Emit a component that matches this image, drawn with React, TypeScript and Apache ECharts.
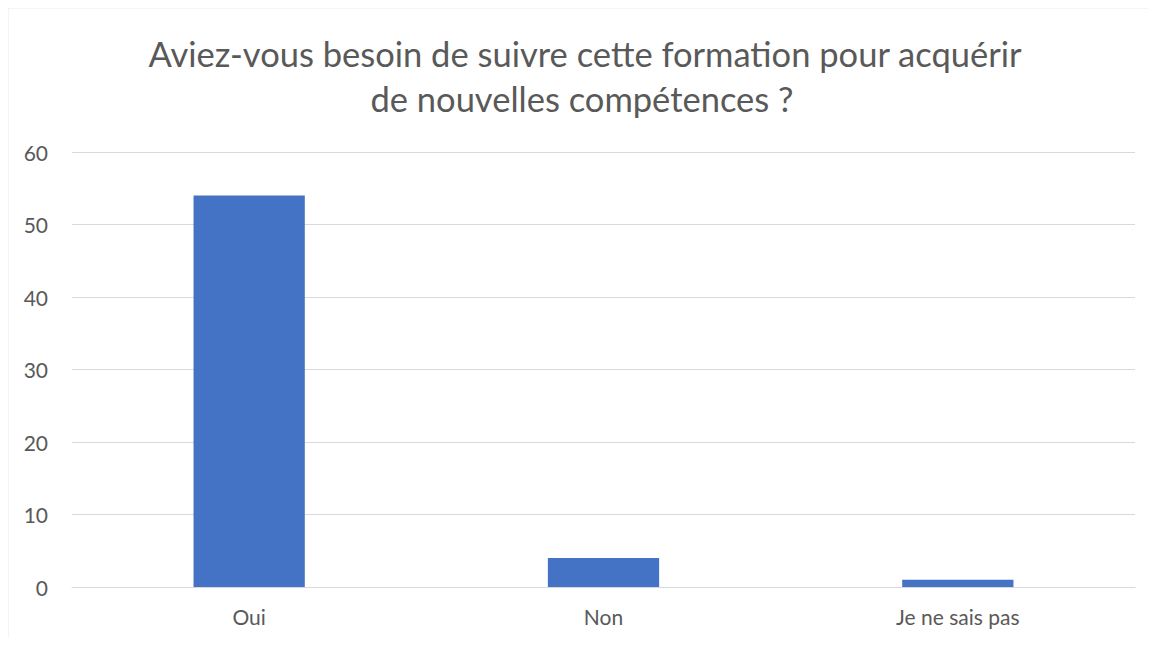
...
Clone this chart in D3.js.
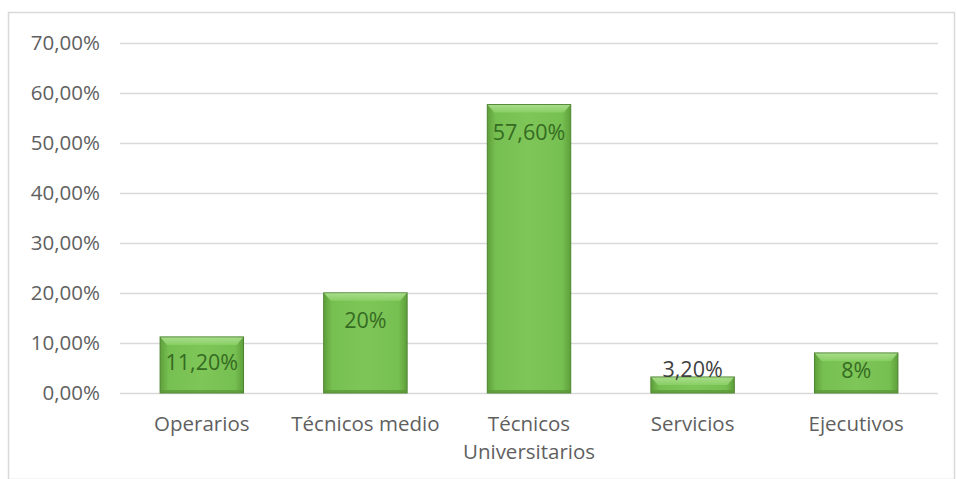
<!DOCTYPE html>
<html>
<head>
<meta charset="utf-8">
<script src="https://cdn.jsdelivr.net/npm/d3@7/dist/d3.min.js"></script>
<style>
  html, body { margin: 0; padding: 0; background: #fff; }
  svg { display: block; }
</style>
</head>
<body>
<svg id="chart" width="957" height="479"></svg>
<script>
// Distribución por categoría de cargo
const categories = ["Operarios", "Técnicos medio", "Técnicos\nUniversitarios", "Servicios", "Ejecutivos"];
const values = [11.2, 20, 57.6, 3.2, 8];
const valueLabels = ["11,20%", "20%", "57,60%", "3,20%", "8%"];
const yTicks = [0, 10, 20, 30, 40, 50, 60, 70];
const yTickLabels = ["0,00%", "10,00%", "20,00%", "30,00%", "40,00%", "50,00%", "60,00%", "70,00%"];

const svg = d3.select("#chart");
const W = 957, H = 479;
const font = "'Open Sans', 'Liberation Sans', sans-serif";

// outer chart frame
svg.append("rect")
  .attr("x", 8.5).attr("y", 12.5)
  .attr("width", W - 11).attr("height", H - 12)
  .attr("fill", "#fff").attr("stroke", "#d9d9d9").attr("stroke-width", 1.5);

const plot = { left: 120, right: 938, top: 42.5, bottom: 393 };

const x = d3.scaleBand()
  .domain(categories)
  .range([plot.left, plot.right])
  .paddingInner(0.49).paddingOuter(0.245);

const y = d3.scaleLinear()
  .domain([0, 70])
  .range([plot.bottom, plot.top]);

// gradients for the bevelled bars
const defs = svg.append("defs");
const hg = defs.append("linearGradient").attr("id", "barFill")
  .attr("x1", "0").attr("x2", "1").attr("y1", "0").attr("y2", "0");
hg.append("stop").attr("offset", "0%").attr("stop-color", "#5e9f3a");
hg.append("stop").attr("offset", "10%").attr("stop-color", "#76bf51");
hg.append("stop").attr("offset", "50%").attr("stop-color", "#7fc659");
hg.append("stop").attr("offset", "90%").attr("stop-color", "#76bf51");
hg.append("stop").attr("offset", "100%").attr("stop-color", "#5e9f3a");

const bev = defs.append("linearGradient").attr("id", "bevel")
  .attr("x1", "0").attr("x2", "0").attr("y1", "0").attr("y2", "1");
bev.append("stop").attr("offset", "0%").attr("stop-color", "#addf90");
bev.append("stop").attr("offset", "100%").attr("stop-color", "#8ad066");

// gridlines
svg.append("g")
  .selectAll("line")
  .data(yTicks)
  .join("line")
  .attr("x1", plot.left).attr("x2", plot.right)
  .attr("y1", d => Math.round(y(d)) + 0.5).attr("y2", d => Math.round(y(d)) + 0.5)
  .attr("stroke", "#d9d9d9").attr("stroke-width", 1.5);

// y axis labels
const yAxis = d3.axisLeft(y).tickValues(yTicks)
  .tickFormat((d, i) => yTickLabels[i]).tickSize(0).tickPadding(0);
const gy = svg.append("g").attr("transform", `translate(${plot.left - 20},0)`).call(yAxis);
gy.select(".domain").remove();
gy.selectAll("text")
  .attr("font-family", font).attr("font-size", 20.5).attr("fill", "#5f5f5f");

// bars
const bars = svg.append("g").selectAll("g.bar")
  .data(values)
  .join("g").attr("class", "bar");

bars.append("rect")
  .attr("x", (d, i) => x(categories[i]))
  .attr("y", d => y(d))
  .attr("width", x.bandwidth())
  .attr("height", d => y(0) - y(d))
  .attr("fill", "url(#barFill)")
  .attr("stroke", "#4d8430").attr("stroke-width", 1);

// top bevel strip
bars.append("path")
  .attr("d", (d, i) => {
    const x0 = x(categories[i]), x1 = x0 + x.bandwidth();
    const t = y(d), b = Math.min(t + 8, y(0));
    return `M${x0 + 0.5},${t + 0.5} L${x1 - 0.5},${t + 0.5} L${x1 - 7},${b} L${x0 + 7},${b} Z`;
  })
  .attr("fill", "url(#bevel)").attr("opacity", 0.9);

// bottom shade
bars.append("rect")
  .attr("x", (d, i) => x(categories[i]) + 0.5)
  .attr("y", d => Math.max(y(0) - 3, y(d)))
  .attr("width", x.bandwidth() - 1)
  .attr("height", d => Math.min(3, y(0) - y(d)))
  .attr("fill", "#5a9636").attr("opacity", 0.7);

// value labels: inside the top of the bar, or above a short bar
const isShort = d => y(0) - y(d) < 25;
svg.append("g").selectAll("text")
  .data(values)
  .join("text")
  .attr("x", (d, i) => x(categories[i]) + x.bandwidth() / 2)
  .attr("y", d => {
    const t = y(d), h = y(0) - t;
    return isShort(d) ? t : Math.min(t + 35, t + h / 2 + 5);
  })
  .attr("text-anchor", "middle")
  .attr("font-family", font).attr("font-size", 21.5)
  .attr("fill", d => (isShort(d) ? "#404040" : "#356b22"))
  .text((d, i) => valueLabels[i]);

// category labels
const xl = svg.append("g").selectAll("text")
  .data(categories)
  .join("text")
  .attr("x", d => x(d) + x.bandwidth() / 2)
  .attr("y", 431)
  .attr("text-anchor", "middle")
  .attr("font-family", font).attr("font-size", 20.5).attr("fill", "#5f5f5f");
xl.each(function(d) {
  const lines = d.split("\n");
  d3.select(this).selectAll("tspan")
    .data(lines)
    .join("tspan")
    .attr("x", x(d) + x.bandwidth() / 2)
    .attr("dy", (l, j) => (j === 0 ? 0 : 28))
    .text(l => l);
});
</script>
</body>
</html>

§ What the task asks
Take each line of the material that contains the word "this" and list it.

§ Worked solution
Emit a component that matches this image, drawn with React, TypeScript and Apache ECharts.
Clone this chart in D3.js.
  d3.select(this).selectAll("tspan")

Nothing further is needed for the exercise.